------ Data shown ------

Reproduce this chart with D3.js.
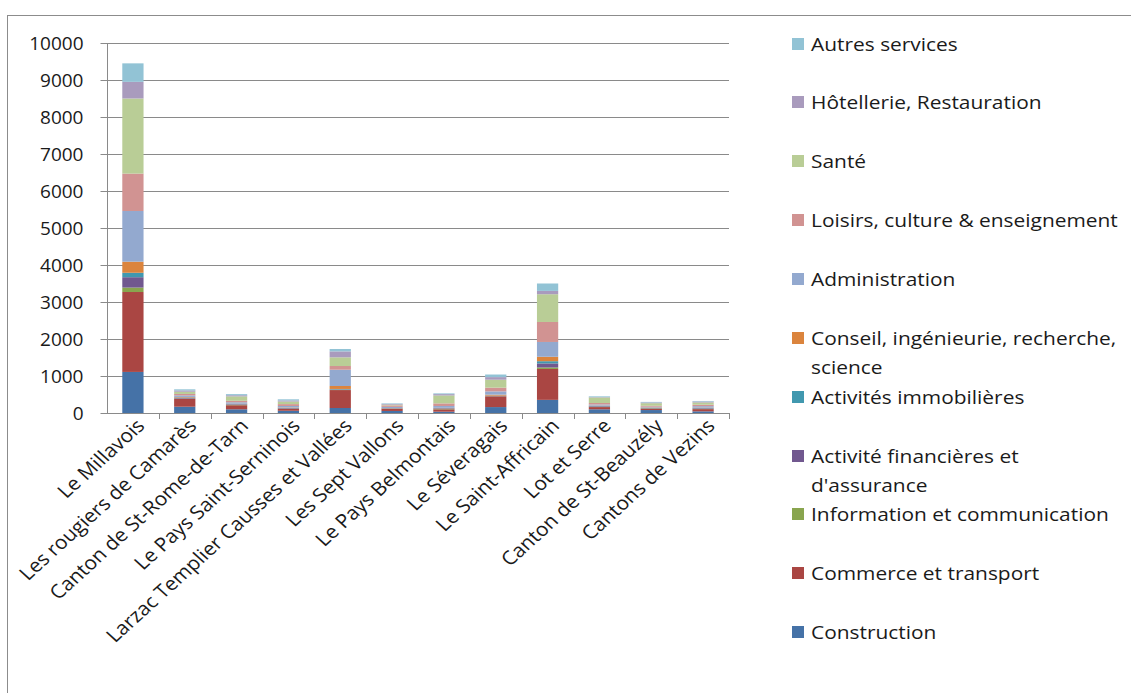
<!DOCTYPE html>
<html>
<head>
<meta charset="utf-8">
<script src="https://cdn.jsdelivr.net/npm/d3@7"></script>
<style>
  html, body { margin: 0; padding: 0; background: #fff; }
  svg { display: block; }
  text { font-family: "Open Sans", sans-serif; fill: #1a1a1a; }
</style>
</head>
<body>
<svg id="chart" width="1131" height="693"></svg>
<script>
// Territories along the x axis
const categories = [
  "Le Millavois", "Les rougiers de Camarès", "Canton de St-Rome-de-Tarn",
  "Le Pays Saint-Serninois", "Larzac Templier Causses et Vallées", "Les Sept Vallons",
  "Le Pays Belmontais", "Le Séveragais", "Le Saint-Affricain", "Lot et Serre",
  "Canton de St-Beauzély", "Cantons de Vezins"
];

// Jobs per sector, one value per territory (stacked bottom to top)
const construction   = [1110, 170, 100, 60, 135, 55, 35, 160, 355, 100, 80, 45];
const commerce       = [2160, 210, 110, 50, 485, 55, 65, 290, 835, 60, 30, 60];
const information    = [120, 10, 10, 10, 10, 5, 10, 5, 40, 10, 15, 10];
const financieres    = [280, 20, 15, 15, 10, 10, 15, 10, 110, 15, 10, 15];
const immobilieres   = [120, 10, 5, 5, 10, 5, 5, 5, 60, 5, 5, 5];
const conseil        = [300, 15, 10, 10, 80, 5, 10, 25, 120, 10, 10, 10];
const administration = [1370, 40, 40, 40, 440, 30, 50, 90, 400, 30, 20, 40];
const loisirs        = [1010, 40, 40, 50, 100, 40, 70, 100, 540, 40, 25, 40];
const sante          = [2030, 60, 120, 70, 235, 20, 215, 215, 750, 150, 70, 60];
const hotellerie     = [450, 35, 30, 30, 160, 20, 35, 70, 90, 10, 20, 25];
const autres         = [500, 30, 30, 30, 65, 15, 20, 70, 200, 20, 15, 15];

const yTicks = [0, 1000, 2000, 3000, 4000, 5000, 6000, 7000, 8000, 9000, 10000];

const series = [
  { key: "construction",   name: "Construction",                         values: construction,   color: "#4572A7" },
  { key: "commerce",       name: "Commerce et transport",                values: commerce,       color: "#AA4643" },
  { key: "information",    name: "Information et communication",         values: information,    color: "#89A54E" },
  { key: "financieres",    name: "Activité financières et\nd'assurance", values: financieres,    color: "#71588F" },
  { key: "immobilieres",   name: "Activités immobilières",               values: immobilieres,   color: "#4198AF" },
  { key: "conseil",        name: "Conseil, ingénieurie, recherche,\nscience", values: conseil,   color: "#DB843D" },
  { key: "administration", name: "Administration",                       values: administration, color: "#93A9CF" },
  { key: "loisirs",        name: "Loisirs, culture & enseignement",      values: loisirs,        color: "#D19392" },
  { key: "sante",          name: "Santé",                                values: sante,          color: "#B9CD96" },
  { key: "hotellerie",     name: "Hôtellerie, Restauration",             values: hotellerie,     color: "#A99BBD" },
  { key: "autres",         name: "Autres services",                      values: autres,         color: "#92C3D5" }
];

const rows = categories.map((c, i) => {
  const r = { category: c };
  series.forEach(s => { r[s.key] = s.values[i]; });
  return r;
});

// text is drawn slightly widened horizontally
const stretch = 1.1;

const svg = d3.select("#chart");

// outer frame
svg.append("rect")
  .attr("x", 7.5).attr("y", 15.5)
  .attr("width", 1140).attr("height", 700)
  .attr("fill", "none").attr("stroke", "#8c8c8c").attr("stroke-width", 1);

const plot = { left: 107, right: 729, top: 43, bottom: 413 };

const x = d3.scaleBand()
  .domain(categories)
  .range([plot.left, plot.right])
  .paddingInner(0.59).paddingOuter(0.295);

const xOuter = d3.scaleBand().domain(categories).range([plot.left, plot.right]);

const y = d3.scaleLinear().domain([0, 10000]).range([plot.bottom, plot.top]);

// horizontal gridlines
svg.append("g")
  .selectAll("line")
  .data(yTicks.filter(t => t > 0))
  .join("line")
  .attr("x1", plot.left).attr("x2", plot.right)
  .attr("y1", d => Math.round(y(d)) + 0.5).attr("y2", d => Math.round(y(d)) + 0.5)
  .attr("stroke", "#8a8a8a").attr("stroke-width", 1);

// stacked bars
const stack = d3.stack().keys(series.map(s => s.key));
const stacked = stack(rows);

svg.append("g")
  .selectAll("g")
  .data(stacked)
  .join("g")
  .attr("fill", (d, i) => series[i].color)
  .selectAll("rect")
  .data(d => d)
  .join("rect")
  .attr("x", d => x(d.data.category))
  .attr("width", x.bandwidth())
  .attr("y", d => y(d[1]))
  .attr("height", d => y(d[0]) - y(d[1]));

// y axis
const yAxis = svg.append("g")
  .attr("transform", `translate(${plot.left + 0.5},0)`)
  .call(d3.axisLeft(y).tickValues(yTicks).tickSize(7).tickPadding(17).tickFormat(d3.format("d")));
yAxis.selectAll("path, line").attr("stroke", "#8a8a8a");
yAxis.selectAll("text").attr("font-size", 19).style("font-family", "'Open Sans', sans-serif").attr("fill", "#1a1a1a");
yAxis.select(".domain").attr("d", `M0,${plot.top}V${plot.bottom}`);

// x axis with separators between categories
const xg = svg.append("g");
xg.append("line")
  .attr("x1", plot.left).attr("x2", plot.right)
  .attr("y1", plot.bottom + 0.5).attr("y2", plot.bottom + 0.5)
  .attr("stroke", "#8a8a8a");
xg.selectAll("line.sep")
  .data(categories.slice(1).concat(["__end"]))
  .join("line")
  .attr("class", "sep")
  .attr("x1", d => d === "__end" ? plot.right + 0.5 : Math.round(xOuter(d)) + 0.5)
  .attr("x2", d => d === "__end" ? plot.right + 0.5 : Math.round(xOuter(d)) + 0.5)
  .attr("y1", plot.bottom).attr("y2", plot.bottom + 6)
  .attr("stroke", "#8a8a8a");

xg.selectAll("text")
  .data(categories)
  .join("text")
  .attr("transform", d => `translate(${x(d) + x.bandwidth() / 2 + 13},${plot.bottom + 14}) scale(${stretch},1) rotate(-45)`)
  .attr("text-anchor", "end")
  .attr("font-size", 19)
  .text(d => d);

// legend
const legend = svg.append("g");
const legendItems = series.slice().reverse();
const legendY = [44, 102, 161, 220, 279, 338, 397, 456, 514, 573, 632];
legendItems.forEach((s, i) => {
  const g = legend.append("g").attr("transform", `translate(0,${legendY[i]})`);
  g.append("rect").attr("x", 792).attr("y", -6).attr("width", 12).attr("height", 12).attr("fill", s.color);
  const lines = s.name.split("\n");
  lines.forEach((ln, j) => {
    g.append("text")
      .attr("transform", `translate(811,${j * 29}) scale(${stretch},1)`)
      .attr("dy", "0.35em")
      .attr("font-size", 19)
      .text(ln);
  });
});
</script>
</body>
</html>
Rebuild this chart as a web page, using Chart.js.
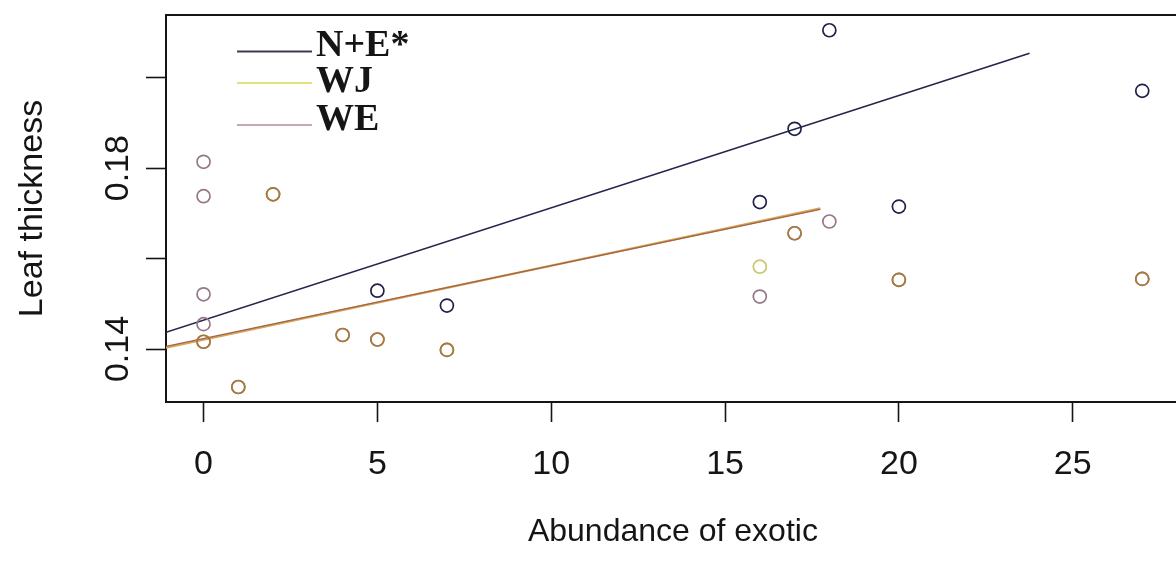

------

Work required: Every entry must be transcribed exactly. Pictures do not belong in the copy.

Final answer:
Reproduce this chart with D3.js.
<!DOCTYPE html>
<html>
<head>
<meta charset="utf-8">
<script src="https://cdn.jsdelivr.net/npm/d3@7"></script>
<style>
  html, body { margin: 0; padding: 0; background: #fff; }
  svg { display: block; }
  text { font-family: "Open Sans", sans-serif; fill: #1a1a1a; }
</style>
</head>
<body>
<svg id="chart" width="1131" height="693"></svg>
<script>
// Territories along the x axis
const categories = [
  "Le Millavois", "Les rougiers de Camarès", "Canton de St-Rome-de-Tarn",
  "Le Pays Saint-Serninois", "Larzac Templier Causses et Vallées", "Les Sept Vallons",
  "Le Pays Belmontais", "Le Séveragais", "Le Saint-Affricain", "Lot et Serre",
  "Canton de St-Beauzély", "Cantons de Vezins"
];

// Jobs per sector, one value per territory (stacked bottom to top)
const construction   = [1110, 170, 100, 60, 135, 55, 35, 160, 355, 100, 80, 45];
const commerce       = [2160, 210, 110, 50, 485, 55, 65, 290, 835, 60, 30, 60];
const information    = [120, 10, 10, 10, 10, 5, 10, 5, 40, 10, 15, 10];
const financieres    = [280, 20, 15, 15, 10, 10, 15, 10, 110, 15, 10, 15];
const immobilieres   = [120, 10, 5, 5, 10, 5, 5, 5, 60, 5, 5, 5];
const conseil        = [300, 15, 10, 10, 80, 5, 10, 25, 120, 10, 10, 10];
const administration = [1370, 40, 40, 40, 440, 30, 50, 90, 400, 30, 20, 40];
const loisirs        = [1010, 40, 40, 50, 100, 40, 70, 100, 540, 40, 25, 40];
const sante          = [2030, 60, 120, 70, 235, 20, 215, 215, 750, 150, 70, 60];
const hotellerie     = [450, 35, 30, 30, 160, 20, 35, 70, 90, 10, 20, 25];
const autres         = [500, 30, 30, 30, 65, 15, 20, 70, 200, 20, 15, 15];

const yTicks = [0, 1000, 2000, 3000, 4000, 5000, 6000, 7000, 8000, 9000, 10000];

const series = [
  { key: "construction",   name: "Construction",                         values: construction,   color: "#4572A7" },
  { key: "commerce",       name: "Commerce et transport",                values: commerce,       color: "#AA4643" },
  { key: "information",    name: "Information et communication",         values: information,    color: "#89A54E" },
  { key: "financieres",    name: "Activité financières et\nd'assurance", values: financieres,    color: "#71588F" },
  { key: "immobilieres",   name: "Activités immobilières",               values: immobilieres,   color: "#4198AF" },
  { key: "conseil",        name: "Conseil, ingénieurie, recherche,\nscience", values: conseil,   color: "#DB843D" },
  { key: "administration", name: "Administration",                       values: administration, color: "#93A9CF" },
  { key: "loisirs",        name: "Loisirs, culture & enseignement",      values: loisirs,        color: "#D19392" },
  { key: "sante",          name: "Santé",                                values: sante,          color: "#B9CD96" },
  { key: "hotellerie",     name: "Hôtellerie, Restauration",             values: hotellerie,     color: "#A99BBD" },
  { key: "autres",         name: "Autres services",                      values: autres,         color: "#92C3D5" }
];

const rows = categories.map((c, i) => {
  const r = { category: c };
  series.forEach(s => { r[s.key] = s.values[i]; });
  return r;
});

// text is drawn slightly widened horizontally
const stretch = 1.1;

const svg = d3.select("#chart");

// outer frame
svg.append("rect")
  .attr("x", 7.5).attr("y", 15.5)
  .attr("width", 1140).attr("height", 700)
  .attr("fill", "none").attr("stroke", "#8c8c8c").attr("stroke-width", 1);

const plot = { left: 107, right: 729, top: 43, bottom: 413 };

const x = d3.scaleBand()
  .domain(categories)
  .range([plot.left, plot.right])
  .paddingInner(0.59).paddingOuter(0.295);

const xOuter = d3.scaleBand().domain(categories).range([plot.left, plot.right]);

const y = d3.scaleLinear().domain([0, 10000]).range([plot.bottom, plot.top]);

// horizontal gridlines
svg.append("g")
  .selectAll("line")
  .data(yTicks.filter(t => t > 0))
  .join("line")
  .attr("x1", plot.left).attr("x2", plot.right)
  .attr("y1", d => Math.round(y(d)) + 0.5).attr("y2", d => Math.round(y(d)) + 0.5)
  .attr("stroke", "#8a8a8a").attr("stroke-width", 1);

// stacked bars
const stack = d3.stack().keys(series.map(s => s.key));
const stacked = stack(rows);

svg.append("g")
  .selectAll("g")
  .data(stacked)
  .join("g")
  .attr("fill", (d, i) => series[i].color)
  .selectAll("rect")
  .data(d => d)
  .join("rect")
  .attr("x", d => x(d.data.category))
  .attr("width", x.bandwidth())
  .attr("y", d => y(d[1]))
  .attr("height", d => y(d[0]) - y(d[1]));

// y axis
const yAxis = svg.append("g")
  .attr("transform", `translate(${plot.left + 0.5},0)`)
  .call(d3.axisLeft(y).tickValues(yTicks).tickSize(7).tickPadding(17).tickFormat(d3.format("d")));
yAxis.selectAll("path, line").attr("stroke", "#8a8a8a");
yAxis.selectAll("text").attr("font-size", 19).style("font-family", "'Open Sans', sans-serif").attr("fill", "#1a1a1a");
yAxis.select(".domain").attr("d", `M0,${plot.top}V${plot.bottom}`);

// x axis with separators between categories
const xg = svg.append("g");
xg.append("line")
  .attr("x1", plot.left).attr("x2", plot.right)
  .attr("y1", plot.bottom + 0.5).attr("y2", plot.bottom + 0.5)
  .attr("stroke", "#8a8a8a");
xg.selectAll("line.sep")
  .data(categories.slice(1).concat(["__end"]))
  .join("line")
  .attr("class", "sep")
  .attr("x1", d => d === "__end" ? plot.right + 0.5 : Math.round(xOuter(d)) + 0.5)
  .attr("x2", d => d === "__end" ? plot.right + 0.5 : Math.round(xOuter(d)) + 0.5)
  .attr("y1", plot.bottom).attr("y2", plot.bottom + 6)
  .attr("stroke", "#8a8a8a");

xg.selectAll("text")
  .data(categories)
  .join("text")
  .attr("transform", d => `translate(${x(d) + x.bandwidth() / 2 + 13},${plot.bottom + 14}) scale(${stretch},1) rotate(-45)`)
  .attr("text-anchor", "end")
  .attr("font-size", 19)
  .text(d => d);

// legend
const legend = svg.append("g");
const legendItems = series.slice().reverse();
const legendY = [44, 102, 161, 220, 279, 338, 397, 456, 514, 573, 632];
legendItems.forEach((s, i) => {
  const g = legend.append("g").attr("transform", `translate(0,${legendY[i]})`);
  g.append("rect").attr("x", 792).attr("y", -6).attr("width", 12).attr("height", 12).attr("fill", s.color);
  const lines = s.name.split("\n");
  lines.forEach((ln, j) => {
    g.append("text")
      .attr("transform", `translate(811,${j * 29}) scale(${stretch},1)`)
      .attr("dy", "0.35em")
      .attr("font-size", 19)
      .text(ln);
  });
});
</script>
</body>
</html>
Rebuild this chart as a web page, using Chart.js.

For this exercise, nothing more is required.